H — Groove timing and micro-shuffle:
Open the Groove Pool and extract groove from your main drum loop, or choose a DnB groove preset. Drag the groove onto the Crackle_Bed clip and reduce Timing to around 15 to 40 percent so the crackle nudges without fully copying drum timing. Alternatively, use Clip Envelopes to slightly delay start or nudge the crackle so it sits just behind the snare for a soulful pocket.
I — Rhythmic ducking and breathing:
Place a Compressor after the Rack with sidechain enabled and feed it a kick or snare. Use a ratio between 2:1 and 4:1, attack 10 to 30 ms so transients can pass, release 80 to 200 ms musically, and set Threshold so the crackle ducks roughly 2 to 6 dB on hits. You can also run parallel ducking by mapping the compressor’s effect to a Duck macro for subtler control.
J — Subtle wow and warp for vintage pitch drift:
Add Grain Delay with tiny time and modulation to simulate vinyl warble: Dry/Wet 10 to 20 percent, Spray 0 to 10 percent, and set modulation frequency very low — around 0.1 to 0.5 Hz — for slow pitch drift. Alternatively, a Frequency Shifter with small shift and slow LFO works the same way.
K — Reverb and space:
Create a short, colored space with Hybrid Reverb or a short reverb send — decay 0.6 to 1.5 seconds, high diffusion, low damping. Keep reverb mostly on the Sizzle chain and low in the mix, 5 to 12 percent send, so the crackle sits in space without blurring transients.
L — Polishing and macros:
Map key parameters to four Rack macros:
- Macro 1 Drive: link to Saturator Drive and Dynamic Tube Drive.

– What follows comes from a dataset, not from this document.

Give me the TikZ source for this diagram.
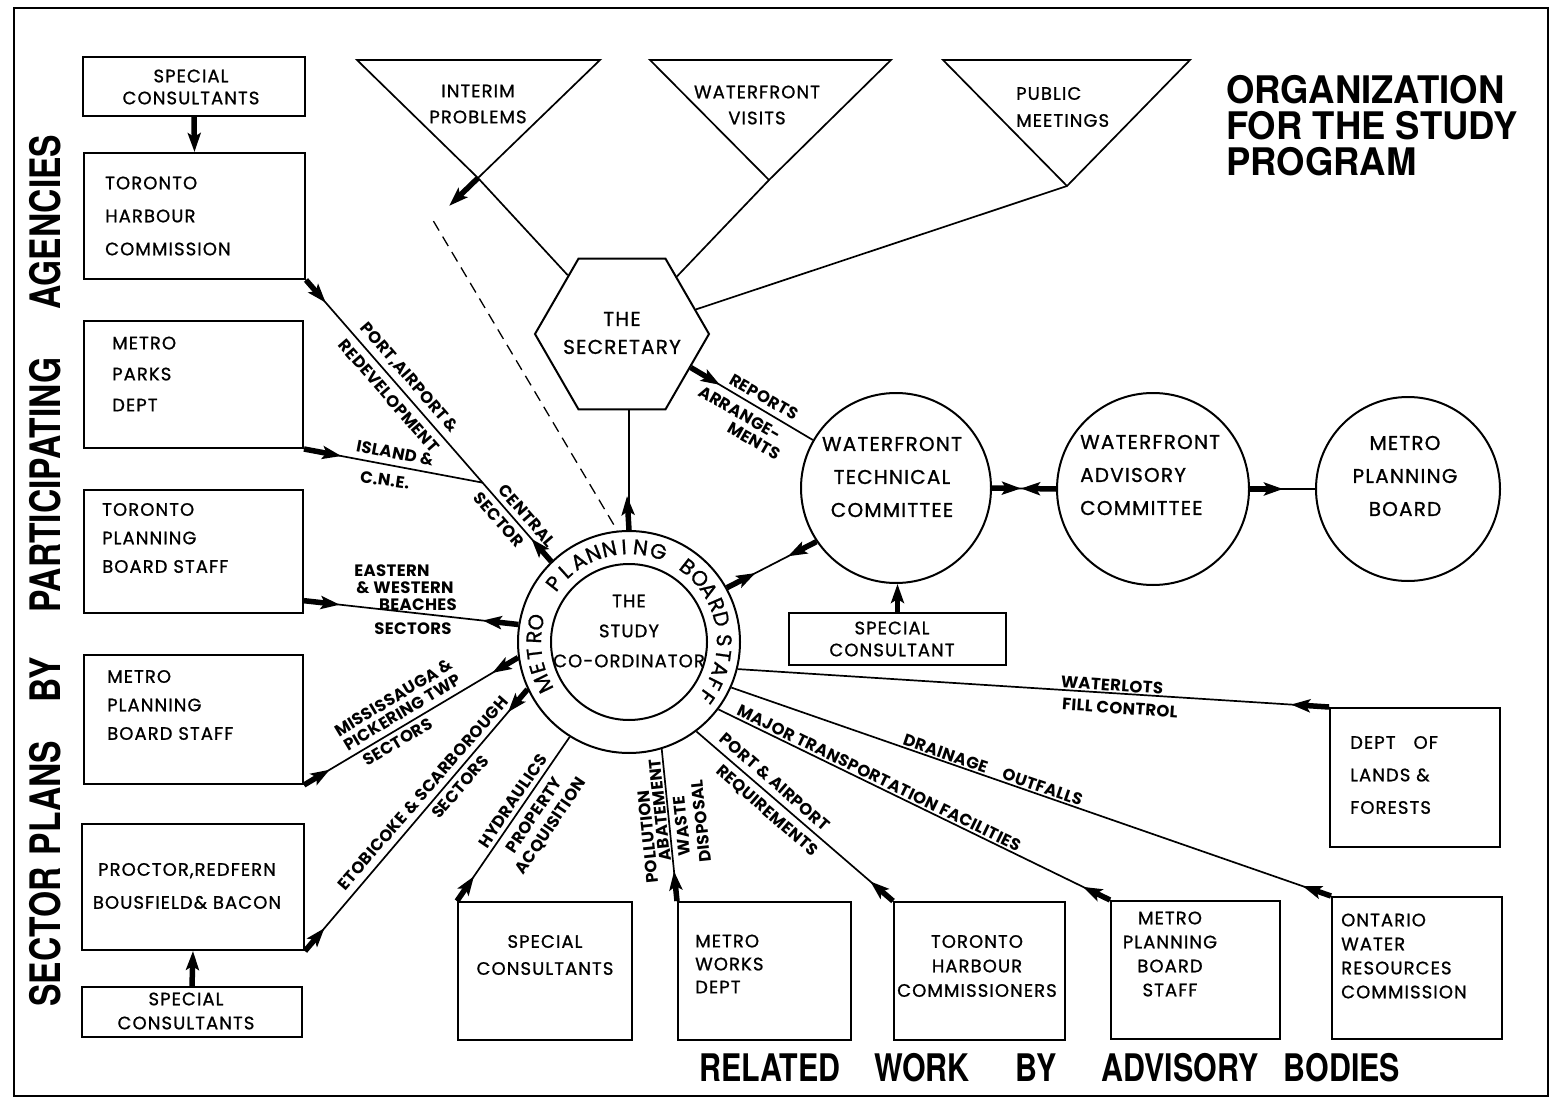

- Macro 2 Presence: map Sizzle EQ gain and Redux Dry/Wet.
- Macro 3 Width: map Side EQ boost and Utility Width.
- Macro 4 Duck: map Compressor Threshold or compressor Dry/Wet for sidechain amount.
Save the Rack as “Crackle_Saturator_Punch.adg.” Always A/B bypass the Rack to confirm you’re adding musical value.
Common mistakes to avoid:
- Over-saturating with too much Drive or stacking high distortion — this masks clarity. If you lose clarity, reduce Drive or lower Dry/Wet on parallel chains.
- Widening the entire bed without M/S processing — this makes low end floppy. Keep fundamentals in the Mid.
- Overdoing Redux or downsampling — heavy settings create distracting artifacts. Use subtle amounts or automate grit for sections only.
- Skipping sidechain ducking — without it the crackle will mask kick and snare, killing groove.
- Processing everything serially — parallel chains preserve original character while letting you add sheen and punch.
- Using long reverb tails — they’ll smear drums in fast DnB.
Pro tips:
- Use short automation boosts of the Sizzle chain during hooks to increase excitement without rebalancing the whole mix.
- For extra warmth, duplicate the Fat chain, saturate the duplicate hard, set Utility to mono, lowpass it, and blend under the original.
- For club translation, gently boost midrange saturation around 1 to 3 kHz on the Mid channel.
- Resample your favorite preamp chain to create an impulse or colored sample for consistent coloration.
- Automate the Duck macro across arrangement sections so the crackle breathes more during breaks and sits back during heavy drops.
- Map Drive and Width to hardware controls for live tweaks.
Mini practice exercise:
1. Load a 4-bar crackle loop and a 4-bar Amen or drum loop.
2. Extract groove from the drum loop and apply it to the crackle with Timing set to 25 percent.
3. Build a two-chain Rack: Dry and Saturated. On Saturated use Saturator at about 5 dB and Dynamic Tube Drive at 2. Map Dry/Sat levels to macros.
4. Add a sidechain compressor keyed to the kick and dial it to duck about 3 dB on each kick.
5. Export a 16-bar stem, A/B with the original, and adjust Saturator Drive and EQ so the crackle is audible at roughly -14 LUFS without masking the kick at -6 dBFS peaks.
Recap:
You’ve built a multi-chain Audio Effect Rack that turns raw crackle into a punchy, warm, groove-aware bed. Core techniques: M/S low-end safety, tasteful saturation with Saturator and Dynamic Tube, selective grit via Redux, rhythmic ducking with sidechain compression, stereo shaping with M/S EQ and Utility, and groove placement with the Groove Pool and clip nudging. Use four macros for fast performance control and save the Rack for reuse.
Final coach notes — mindset and workflow reminders:
Treat the crackle bed as a texture layer that glues drums and adds character, not as a lead. Work iteratively: make one change, listen in context, then move on. Start with conservative gain staging, and map a macro to bypass or chain selection so you can quickly A/B raw and processed versions. Always check mono compatibility by setting Utility Width to 0 percent. Balance Dry, Fat, and Sizzle first before pushing Drive. Use both pre- and post-saturation EQ deliberately: pre-EQ to excite harmonics into distortion, post-EQ to tame harshness. When you’re happy, consider resampling the processed bed to save CPU and create new layers.
That’s it. Save your Rack, document useful macro ranges, and remember: small, musical changes create the vintage soul and modern punch.